The officer’s reasoning did not matter: When Mr. and Mrs. Colindres appealed the visa denial, the court dismissed the case for failure to state a claim, holding that the consular nonreviewability doctrine barred review of the officer’s decision.
Mr. Colindres voluntarily trusted the immigration system to adjust his status. In response, the U.S. government labeled him a criminal and banned him from his home of more than two decades.
Mr. Colindres’s story highlights the immense, unchecked power of consular officers over the visa process.
Immigration to the United States almost always requires a visa,
and consular officers determine who is eligible to receive one.
Consular officers churn through hundreds of applicants in a day, making “judgement call[s]” after minutes-long interviews.
In such a pressure-packed environment with limited information, bias creeps in and mistakes are inevitable.
At its worst, this discretion enables consular officers to exploit their positions for personal gain or to promote racist ideologies.
But even in ordinary applications, the discretion still creates arbitrary results.
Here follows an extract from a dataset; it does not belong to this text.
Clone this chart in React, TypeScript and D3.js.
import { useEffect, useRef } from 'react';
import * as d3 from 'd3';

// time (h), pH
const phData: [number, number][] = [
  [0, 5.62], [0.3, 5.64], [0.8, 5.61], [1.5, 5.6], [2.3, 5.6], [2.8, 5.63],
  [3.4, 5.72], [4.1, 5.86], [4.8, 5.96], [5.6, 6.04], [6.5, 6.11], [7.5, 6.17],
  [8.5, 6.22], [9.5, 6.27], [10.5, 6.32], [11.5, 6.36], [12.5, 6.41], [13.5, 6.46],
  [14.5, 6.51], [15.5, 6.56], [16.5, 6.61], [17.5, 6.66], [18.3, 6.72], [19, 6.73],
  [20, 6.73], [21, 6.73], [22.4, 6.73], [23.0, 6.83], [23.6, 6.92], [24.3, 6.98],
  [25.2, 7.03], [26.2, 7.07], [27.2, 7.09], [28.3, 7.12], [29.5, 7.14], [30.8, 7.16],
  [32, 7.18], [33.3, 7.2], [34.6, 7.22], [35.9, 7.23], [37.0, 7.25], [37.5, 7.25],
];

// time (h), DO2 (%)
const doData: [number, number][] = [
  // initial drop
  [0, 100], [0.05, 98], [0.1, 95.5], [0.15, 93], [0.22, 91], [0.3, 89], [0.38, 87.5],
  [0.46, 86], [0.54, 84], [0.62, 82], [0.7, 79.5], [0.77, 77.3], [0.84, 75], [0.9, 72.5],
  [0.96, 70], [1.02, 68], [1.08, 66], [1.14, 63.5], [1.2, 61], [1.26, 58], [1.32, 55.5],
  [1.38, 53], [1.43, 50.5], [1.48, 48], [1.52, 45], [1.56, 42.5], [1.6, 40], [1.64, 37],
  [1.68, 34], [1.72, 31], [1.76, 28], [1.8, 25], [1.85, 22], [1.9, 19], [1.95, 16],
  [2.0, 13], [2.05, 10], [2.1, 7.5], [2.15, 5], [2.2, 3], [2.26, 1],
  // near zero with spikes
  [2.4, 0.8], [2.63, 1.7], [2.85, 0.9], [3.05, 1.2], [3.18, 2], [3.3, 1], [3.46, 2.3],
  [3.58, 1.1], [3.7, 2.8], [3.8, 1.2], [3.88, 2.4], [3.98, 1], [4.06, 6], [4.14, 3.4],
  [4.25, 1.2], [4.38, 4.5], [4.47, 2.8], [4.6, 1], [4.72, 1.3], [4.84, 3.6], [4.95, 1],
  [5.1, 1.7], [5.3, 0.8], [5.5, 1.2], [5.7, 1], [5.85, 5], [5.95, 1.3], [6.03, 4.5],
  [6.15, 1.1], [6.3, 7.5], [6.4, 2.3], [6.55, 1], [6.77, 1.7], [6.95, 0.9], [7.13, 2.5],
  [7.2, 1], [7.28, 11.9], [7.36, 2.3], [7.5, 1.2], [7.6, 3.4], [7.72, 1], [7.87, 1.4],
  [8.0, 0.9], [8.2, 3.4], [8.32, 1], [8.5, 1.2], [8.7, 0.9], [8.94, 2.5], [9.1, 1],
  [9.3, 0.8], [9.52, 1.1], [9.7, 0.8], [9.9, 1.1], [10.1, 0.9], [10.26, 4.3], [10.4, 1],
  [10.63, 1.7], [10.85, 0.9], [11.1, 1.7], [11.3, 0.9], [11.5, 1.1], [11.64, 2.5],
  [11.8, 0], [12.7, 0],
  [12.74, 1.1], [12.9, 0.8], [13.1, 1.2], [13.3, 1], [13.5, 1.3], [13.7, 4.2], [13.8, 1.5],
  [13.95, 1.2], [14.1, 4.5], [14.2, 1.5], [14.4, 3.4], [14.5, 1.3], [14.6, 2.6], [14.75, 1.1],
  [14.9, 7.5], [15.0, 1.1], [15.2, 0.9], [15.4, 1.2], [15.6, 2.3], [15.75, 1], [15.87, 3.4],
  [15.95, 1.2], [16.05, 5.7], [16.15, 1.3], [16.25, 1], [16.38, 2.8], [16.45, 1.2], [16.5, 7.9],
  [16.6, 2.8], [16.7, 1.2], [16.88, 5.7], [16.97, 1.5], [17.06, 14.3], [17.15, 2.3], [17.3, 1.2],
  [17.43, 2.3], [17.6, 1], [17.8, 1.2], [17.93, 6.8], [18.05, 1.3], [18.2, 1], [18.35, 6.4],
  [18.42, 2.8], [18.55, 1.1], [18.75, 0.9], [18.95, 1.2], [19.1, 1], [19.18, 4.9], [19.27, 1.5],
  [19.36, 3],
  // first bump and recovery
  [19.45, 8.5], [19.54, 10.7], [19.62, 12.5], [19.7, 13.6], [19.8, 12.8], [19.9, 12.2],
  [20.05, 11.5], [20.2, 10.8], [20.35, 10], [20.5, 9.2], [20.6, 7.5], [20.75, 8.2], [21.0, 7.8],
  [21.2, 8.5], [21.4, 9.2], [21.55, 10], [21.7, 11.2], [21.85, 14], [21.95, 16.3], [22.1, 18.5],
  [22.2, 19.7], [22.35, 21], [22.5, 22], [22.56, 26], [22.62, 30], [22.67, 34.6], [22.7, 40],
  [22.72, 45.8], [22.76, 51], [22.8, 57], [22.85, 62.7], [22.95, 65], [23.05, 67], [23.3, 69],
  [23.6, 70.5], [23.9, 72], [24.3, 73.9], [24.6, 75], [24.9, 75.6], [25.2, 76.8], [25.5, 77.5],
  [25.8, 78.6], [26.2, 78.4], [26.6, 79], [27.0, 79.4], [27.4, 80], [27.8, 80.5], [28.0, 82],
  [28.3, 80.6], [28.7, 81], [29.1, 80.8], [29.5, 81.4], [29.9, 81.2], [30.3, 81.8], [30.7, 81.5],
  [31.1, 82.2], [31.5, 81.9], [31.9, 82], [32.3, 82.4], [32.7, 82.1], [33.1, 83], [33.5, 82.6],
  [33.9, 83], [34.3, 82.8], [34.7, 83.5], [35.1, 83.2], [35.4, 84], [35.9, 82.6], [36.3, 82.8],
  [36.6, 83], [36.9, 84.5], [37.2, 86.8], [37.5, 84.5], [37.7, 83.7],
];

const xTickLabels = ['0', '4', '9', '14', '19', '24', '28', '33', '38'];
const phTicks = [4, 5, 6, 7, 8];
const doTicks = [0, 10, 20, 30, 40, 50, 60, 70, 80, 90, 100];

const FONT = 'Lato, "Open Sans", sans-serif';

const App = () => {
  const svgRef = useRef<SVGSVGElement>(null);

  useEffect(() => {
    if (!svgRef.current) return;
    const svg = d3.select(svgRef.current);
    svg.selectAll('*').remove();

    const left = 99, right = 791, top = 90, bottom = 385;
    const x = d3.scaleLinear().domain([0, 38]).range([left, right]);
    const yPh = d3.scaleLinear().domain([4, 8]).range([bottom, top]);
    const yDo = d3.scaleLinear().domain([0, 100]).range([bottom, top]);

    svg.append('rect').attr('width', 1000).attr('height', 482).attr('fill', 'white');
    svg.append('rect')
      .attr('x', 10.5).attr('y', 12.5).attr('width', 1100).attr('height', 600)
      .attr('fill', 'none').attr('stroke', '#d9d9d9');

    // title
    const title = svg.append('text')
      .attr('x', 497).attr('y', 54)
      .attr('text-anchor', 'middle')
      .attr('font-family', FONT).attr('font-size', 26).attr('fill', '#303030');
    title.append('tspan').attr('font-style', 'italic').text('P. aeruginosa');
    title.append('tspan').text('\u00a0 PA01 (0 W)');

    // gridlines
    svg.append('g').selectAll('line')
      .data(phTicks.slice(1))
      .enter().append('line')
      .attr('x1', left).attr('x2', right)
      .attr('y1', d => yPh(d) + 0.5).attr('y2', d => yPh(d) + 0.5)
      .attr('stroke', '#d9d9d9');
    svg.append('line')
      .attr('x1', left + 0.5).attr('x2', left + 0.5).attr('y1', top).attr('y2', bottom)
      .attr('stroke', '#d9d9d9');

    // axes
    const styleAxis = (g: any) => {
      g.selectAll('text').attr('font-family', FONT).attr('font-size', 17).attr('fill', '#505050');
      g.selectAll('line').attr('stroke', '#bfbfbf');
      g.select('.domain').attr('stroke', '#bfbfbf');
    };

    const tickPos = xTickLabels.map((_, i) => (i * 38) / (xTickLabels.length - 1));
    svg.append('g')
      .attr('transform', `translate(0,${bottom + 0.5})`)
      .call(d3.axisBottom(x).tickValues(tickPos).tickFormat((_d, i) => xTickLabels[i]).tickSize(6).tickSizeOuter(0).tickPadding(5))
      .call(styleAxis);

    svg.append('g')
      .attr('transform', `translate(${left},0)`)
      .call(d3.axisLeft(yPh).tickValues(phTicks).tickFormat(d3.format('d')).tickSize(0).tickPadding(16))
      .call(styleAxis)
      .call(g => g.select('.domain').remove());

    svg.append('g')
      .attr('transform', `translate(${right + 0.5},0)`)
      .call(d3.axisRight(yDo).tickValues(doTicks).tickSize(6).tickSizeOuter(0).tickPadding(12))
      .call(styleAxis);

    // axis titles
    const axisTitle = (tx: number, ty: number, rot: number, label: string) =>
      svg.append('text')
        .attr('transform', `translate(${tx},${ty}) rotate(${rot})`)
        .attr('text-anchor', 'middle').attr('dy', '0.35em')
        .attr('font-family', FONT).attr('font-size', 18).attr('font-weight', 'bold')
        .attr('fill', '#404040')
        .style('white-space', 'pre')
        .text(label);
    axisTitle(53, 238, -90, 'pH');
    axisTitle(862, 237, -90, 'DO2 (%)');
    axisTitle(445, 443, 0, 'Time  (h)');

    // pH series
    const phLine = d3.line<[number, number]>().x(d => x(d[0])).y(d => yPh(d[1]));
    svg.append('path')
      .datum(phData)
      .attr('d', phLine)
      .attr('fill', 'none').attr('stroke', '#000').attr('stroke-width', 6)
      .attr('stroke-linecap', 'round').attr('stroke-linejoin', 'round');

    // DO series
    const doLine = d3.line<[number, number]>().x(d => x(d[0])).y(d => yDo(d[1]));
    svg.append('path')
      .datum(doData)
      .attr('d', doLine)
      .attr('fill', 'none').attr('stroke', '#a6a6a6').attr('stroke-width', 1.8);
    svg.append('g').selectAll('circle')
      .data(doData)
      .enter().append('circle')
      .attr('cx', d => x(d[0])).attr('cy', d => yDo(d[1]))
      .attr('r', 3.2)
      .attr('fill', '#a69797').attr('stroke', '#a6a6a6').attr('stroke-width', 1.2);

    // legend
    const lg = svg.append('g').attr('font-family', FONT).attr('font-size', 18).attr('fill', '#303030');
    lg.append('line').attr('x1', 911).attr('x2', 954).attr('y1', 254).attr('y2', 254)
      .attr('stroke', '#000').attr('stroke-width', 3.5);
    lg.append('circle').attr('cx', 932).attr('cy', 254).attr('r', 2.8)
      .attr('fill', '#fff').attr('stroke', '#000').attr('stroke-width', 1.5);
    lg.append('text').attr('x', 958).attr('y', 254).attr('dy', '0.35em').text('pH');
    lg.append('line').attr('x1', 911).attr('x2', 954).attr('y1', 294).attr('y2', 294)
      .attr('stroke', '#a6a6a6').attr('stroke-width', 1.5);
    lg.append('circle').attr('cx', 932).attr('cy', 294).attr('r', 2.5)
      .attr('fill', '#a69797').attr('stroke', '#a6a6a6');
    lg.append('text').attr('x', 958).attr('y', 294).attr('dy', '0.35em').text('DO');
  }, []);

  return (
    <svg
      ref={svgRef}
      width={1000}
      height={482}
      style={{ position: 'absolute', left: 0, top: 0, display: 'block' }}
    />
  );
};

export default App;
Visa acceptance rates vary widely by officer and location.
The unfortunate reality of the visa process is that Mr. Colindres’s rejection was likely influenced more by the officer adjudicating his application than the merits of his case.
Notwithstanding the potential for error, visa denials are almost impossible to challenge in court.
When reviewing visa decisions, courts apply consular nonreviewability—an extensive form of deference originating from the racially motivated Chinese Exclusion Case of 1889.
Under consular nonreviewability, judges do not second-guess consular visa decisions. Historically, there has been a small exception when a decision “allegedly burdens the constitutional rights of a U.S. citizen.”
Even then, the courts limit its review to only consider whether the consular officer gave a “facially legitimate and bona fide reason” for the denial.
Despite an increase in judicial scrutiny over other areas of immigration law
and broader antideference and antidelegation trends,
consular nonreviewability remains robust.
In fact, days before overturning Chevron deference,
the Court expanded the discretion of consular officers over visa decisions.
In United States Department of State v. Muñoz, the Court reversed a successful visa denial challenge
and curtailed consular nonreviewability’s already limited exception.
The Muñoz decision has enormous implications both for the families involved in the visa process
and the prevalence of judicial review in immigration law.
Every year, hundreds of thousands of people rely on the spousal visa process to establish lawful permanent resident status in the United States.
For people like Mr. Colindres, who are denied a visa based on a mere citation to a catch-all statutory provision, judicial review makes the ultimate difference.
And given broader trends in immigration and administrative law, it is worth questioning the logic of empowering unelected administrative officials with such unchecked authority.
This Note discusses the future of consular nonreviewability after Muñoz and its implications for the immigration system. Part I provides a history of consular nonreviewability, explaining its theoretical foundation, legal development, and application to spousal unity cases. Part II introduces the Ninth Circuit’s short-lived Muñoz exception, discusses how the Supreme Court struck it down, and describes the consequences of this decision for the visa system and broader administrative law. Recognizing the practical impossibility of judicial review, Part III charts a path forward. By requiring consular officers to provide factual and timely explanations for visa denials, Congress can inject greater fairness into the visa application process and better align consular nonreviewability with broader immigration and administrative law—while respecting national security concerns, consular and judicial efficiency, and immigration exceptionalism.